Beowulf sets out for Heorot (Note: A further comparison is given at Translating Beowulf#Archaic or modern.)
| Old English verse Beowulf 210-216 | Tolkien's verse in "On Translating Beowulf | Tolkien's prose (171–173) in Beowulf: A Translation and Commentary |
|
Fyrst forð gewát· flota wæs on ýðum bát under beorge· beornas gearwe on stefn stigon· stréamas wundon sund wið sande· secgas bǽron on bearm nacan beorhte frætwe, gúðsearo geatolic; guman út scufon, weras on wilsíð, wudu bundenne.
 |
Time passed away. On the tide floated under bank their boat. In her bows mounted brave men blithely. Breakers turning spurned the shingle. Splendid armour they bore aboard, in her bosom piling well-forged weapons, then away thrust her to voyage gladly, valiant-timbered.
 |
Time passed on. Afloat upon the waves was the boat beneath the cliffs. Eagerly the warriors mounted the prow, and the streaming seas swirled upon the sand. Men-at-arms bore to the bosom of the ship their bright harness, their cunning gear of war; they then, men on a glad voyage, thrust her forth with her well-joined timbers.
 |

=== Christians might prefer ancient paganism to modern life ===

Jerry Salyer, reviewing the book for The Catholic World Report, commented that "Tolkien believed northern paganism to be in certain respects more compatible with Christianity than is the Mediterranean variety, insofar as northern myths allude to a grand conflict whereby gods and men fight together against inhuman monsters", and that "At the least, we can say that there is more reality to Old English folklore than in the perverse fantasies by which Americans now live." Salyer positions the monster Grendel as "a representative of Cain, that first [biblical] killer", specially enraged by the Christian singing in the Hrothgar's hall, Heorot. In Salyer's view, the modern West may be "twisted and bleak", but if Tolkien is still publishing books long after his death, it cannot be all bad, and the "forgotten pagan legacy" remains important for Christianity.
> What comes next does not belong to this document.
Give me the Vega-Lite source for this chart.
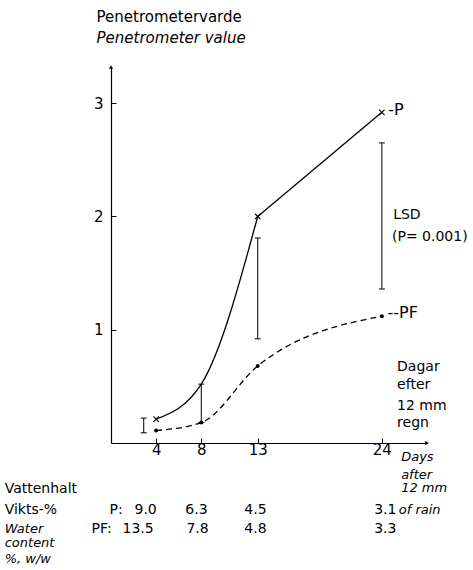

=== Faithful, rhythmic, but not easy ===

Michael J. Alexander notes that although Beowulf, with its eotenas ond ylfe ond orcneas, inspired Tolkien to create ents, elves, and orcs in his Middle-earth books, the translation may not be an easy read for his fans.

Michael J. Alexander, author of a verse translation of Beowulf, reviewed Tolkien's version for The Guardian. He notes that The Lord of the Rings derives its orcs and its Riders of Rohan "directly from the poem", though the One Ring has a different source. He writes that he does not know what Tolkien's "fiction fans" will make of the book, as "some [parts of it] are drier than others". Since Alexander had, many years earlier, been shown a part of Tolkien's verse translation of about one fifth of Beowulf by Christopher Tolkien, he had expected the rendering to be in verse; he notes that both the Tolkien verse fragment, and Alexander's own version, imitated the form of the original, "stimulated by the example of Ezra Pound's version of [the Old English poem] 'The Seafarer'". In contrast, Tolkien's prose version "sticks as closely as possible to the meaning and clause-order of the original". In Alexander's view, it "has great accuracy and a sense of rhythm", casting its own spell despite its archaism and "striking inversions of word-order"; he notes that the original, too, was intentionally archaic. Alexander writes that only readers familiar with the original will see the "felicities" of Tolkien's rendering, and the commentary, too, may work best on knowledgeable readers.